Please retype the data in full and exactly; the pictures are not part of the copy.
• • • • • • •
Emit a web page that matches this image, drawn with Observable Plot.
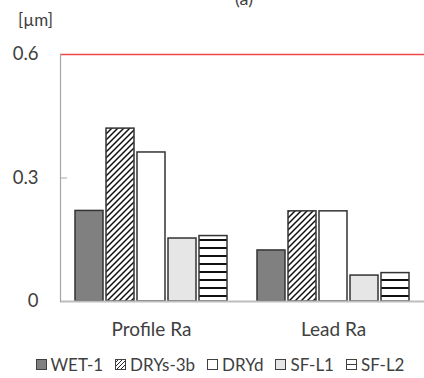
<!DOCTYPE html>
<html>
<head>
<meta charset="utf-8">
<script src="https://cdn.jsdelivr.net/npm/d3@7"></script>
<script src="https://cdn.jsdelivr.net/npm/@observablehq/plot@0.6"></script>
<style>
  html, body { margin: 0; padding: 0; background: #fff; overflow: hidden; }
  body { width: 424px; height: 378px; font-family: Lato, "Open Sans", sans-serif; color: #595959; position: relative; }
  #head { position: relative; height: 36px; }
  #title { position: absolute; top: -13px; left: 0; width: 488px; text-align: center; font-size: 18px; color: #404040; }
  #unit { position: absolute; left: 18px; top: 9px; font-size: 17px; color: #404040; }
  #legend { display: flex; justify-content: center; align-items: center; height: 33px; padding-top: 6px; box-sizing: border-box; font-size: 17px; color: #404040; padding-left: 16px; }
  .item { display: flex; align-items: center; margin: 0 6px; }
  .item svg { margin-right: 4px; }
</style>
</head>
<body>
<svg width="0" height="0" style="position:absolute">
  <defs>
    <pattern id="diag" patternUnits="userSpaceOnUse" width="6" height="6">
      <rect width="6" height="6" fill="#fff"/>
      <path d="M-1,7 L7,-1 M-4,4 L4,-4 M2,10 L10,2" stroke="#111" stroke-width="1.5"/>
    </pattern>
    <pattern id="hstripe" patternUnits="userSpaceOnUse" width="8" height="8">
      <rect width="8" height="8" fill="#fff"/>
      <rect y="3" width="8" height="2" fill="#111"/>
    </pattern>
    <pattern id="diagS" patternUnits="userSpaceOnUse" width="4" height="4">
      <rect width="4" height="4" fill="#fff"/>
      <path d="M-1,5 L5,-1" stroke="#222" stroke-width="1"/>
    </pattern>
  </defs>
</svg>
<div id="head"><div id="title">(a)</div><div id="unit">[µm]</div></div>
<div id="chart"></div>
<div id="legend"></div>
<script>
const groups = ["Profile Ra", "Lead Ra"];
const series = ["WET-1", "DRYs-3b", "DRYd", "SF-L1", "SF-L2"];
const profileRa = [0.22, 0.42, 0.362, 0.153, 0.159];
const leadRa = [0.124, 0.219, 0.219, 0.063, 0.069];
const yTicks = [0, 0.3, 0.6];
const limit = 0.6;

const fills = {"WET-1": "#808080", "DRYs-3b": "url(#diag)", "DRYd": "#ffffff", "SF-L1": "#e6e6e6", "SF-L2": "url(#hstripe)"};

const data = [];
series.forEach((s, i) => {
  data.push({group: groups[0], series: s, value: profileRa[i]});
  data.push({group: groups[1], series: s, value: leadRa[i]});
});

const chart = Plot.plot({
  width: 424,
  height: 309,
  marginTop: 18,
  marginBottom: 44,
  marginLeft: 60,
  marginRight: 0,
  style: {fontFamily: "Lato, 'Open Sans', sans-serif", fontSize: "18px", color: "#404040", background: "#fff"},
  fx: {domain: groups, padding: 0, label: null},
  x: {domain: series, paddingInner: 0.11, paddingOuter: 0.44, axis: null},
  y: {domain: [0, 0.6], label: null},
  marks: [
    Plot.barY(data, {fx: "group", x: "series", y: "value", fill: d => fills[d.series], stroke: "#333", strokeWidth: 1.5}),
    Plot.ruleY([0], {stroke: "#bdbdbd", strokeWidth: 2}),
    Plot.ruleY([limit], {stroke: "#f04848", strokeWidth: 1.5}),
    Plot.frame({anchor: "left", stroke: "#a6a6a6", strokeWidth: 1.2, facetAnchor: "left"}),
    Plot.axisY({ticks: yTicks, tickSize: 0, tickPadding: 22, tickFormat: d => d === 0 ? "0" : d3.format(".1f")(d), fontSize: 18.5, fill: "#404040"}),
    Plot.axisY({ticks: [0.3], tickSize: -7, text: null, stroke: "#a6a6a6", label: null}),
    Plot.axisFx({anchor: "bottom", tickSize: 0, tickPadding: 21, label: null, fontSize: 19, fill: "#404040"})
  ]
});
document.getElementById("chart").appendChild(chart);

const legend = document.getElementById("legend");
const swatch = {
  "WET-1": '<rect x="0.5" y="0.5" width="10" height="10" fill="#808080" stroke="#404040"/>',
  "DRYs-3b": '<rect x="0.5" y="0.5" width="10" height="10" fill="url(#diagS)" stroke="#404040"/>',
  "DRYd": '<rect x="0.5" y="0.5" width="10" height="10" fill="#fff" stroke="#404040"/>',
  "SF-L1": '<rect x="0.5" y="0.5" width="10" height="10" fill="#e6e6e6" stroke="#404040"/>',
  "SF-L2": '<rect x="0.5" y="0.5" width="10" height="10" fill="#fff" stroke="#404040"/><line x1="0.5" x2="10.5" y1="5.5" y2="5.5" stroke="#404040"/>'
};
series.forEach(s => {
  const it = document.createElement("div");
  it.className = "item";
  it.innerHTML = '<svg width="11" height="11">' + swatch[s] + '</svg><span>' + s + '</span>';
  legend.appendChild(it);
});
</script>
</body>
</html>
• • • • • • •
• **TASK SOLUTION**
Emit a web page that matches this image, drawn with Observable Plot.
<!DOCTYPE html>
<html>
<head>
<meta charset="utf-8">
<script src="https://cdn.jsdelivr.net/npm/d3@7"></script>
<script src="https://cdn.jsdelivr.net/npm/@observablehq/plot@0.6"></script>
<style>
  html, body { margin: 0; padding: 0; background: #fff; overflow: hidden; }
  body { width: 424px; height: 378px; font-family: Lato, "Open Sans", sans-serif; color: #595959; position: relative; }
  #head { position: relative; height: 36px; }
  #title { position: absolute; top: -13px; left: 0; width: 488px; text-align: center; font-size: 18px; color: #404040; }
  #unit { position: absolute; left: 18px; top: 9px; font-size: 17px; color: #404040; }
  #legend { display: flex; justify-content: center; align-items: center; height: 33px; padding-top: 6px; box-sizing: border-box; font-size: 17px; color: #404040; padding-left: 16px; }
  .item { display: flex; align-items: center; margin: 0 6px; }
  .item svg { margin-right: 4px; }
</style>
</head>
<body>
<svg width="0" height="0" style="position:absolute">
  <defs>
    <pattern id="diag" patternUnits="userSpaceOnUse" width="6" height="6">
      <rect width="6" height="6" fill="#fff"/>
      <path d="M-1,7 L7,-1 M-4,4 L4,-4 M2,10 L10,2" stroke="#111" stroke-width="1.5"/>
    </pattern>
    <pattern id="hstripe" patternUnits="userSpaceOnUse" width="8" height="8">
      <rect width="8" height="8" fill="#fff"/>
      <rect y="3" width="8" height="2" fill="#111"/>
    </pattern>
    <pattern id="diagS" patternUnits="userSpaceOnUse" width="4" height="4">
      <rect width="4" height="4" fill="#fff"/>
      <path d="M-1,5 L5,-1" stroke="#222" stroke-width="1"/>
    </pattern>
  </defs>
</svg>
<div id="head"><div id="title">(a)</div><div id="unit">[µm]</div></div>
<div id="chart"></div>
<div id="legend"></div>
<script>
const groups = ["Profile Ra", "Lead Ra"];
const series = ["WET-1", "DRYs-3b", "DRYd", "SF-L1", "SF-L2"];
const profileRa = [0.22, 0.42, 0.362, 0.153, 0.159];
const leadRa = [0.124, 0.219, 0.219, 0.063, 0.069];
const yTicks = [0, 0.3, 0.6];
const limit = 0.6;

const fills = {"WET-1": "#808080", "DRYs-3b": "url(#diag)", "DRYd": "#ffffff", "SF-L1": "#e6e6e6", "SF-L2": "url(#hstripe)"};

const data = [];
series.forEach((s, i) => {
  data.push({group: groups[0], series: s, value: profileRa[i]});
  data.push({group: groups[1], series: s, value: leadRa[i]});
});

const chart = Plot.plot({
  width: 424,
  height: 309,
  marginTop: 18,
  marginBottom: 44,
  marginLeft: 60,
  marginRight: 0,
  style: {fontFamily: "Lato, 'Open Sans', sans-serif", fontSize: "18px", color: "#404040", background: "#fff"},
  fx: {domain: groups, padding: 0, label: null},
  x: {domain: series, paddingInner: 0.11, paddingOuter: 0.44, axis: null},
  y: {domain: [0, 0.6], label: null},
  marks: [
    Plot.barY(data, {fx: "group", x: "series", y: "value", fill: d => fills[d.series], stroke: "#333", strokeWidth: 1.5}),
    Plot.ruleY([0], {stroke: "#bdbdbd", strokeWidth: 2}),
    Plot.ruleY([limit], {stroke: "#f04848", strokeWidth: 1.5}),
    Plot.frame({anchor: "left", stroke: "#a6a6a6", strokeWidth: 1.2, facetAnchor: "left"}),
    Plot.axisY({ticks: yTicks, tickSize: 0, tickPadding: 22, tickFormat: d => d === 0 ? "0" : d3.format(".1f")(d), fontSize: 18.5, fill: "#404040"}),
    Plot.axisY({ticks: [0.3], tickSize: -7, text: null, stroke: "#a6a6a6", label: null}),
    Plot.axisFx({anchor: "bottom", tickSize: 0, tickPadding: 21, label: null, fontSize: 19, fill: "#404040"})
  ]
});
document.getElementById("chart").appendChild(chart);

const legend = document.getElementById("legend");
const swatch = {
  "WET-1": '<rect x="0.5" y="0.5" width="10" height="10" fill="#808080" stroke="#404040"/>',
  "DRYs-3b": '<rect x="0.5" y="0.5" width="10" height="10" fill="url(#diagS)" stroke="#404040"/>',
  "DRYd": '<rect x="0.5" y="0.5" width="10" height="10" fill="#fff" stroke="#404040"/>',
  "SF-L1": '<rect x="0.5" y="0.5" width="10" height="10" fill="#e6e6e6" stroke="#404040"/>',
  "SF-L2": '<rect x="0.5" y="0.5" width="10" height="10" fill="#fff" stroke="#404040"/><line x1="0.5" x2="10.5" y1="5.5" y2="5.5" stroke="#404040"/>'
};
series.forEach(s => {
  const it = document.createElement("div");
  it.className = "item";
  it.innerHTML = '<svg width="11" height="11">' + swatch[s] + '</svg><span>' + s + '</span>';
  legend.appendChild(it);
});
</script>
</body>
</html>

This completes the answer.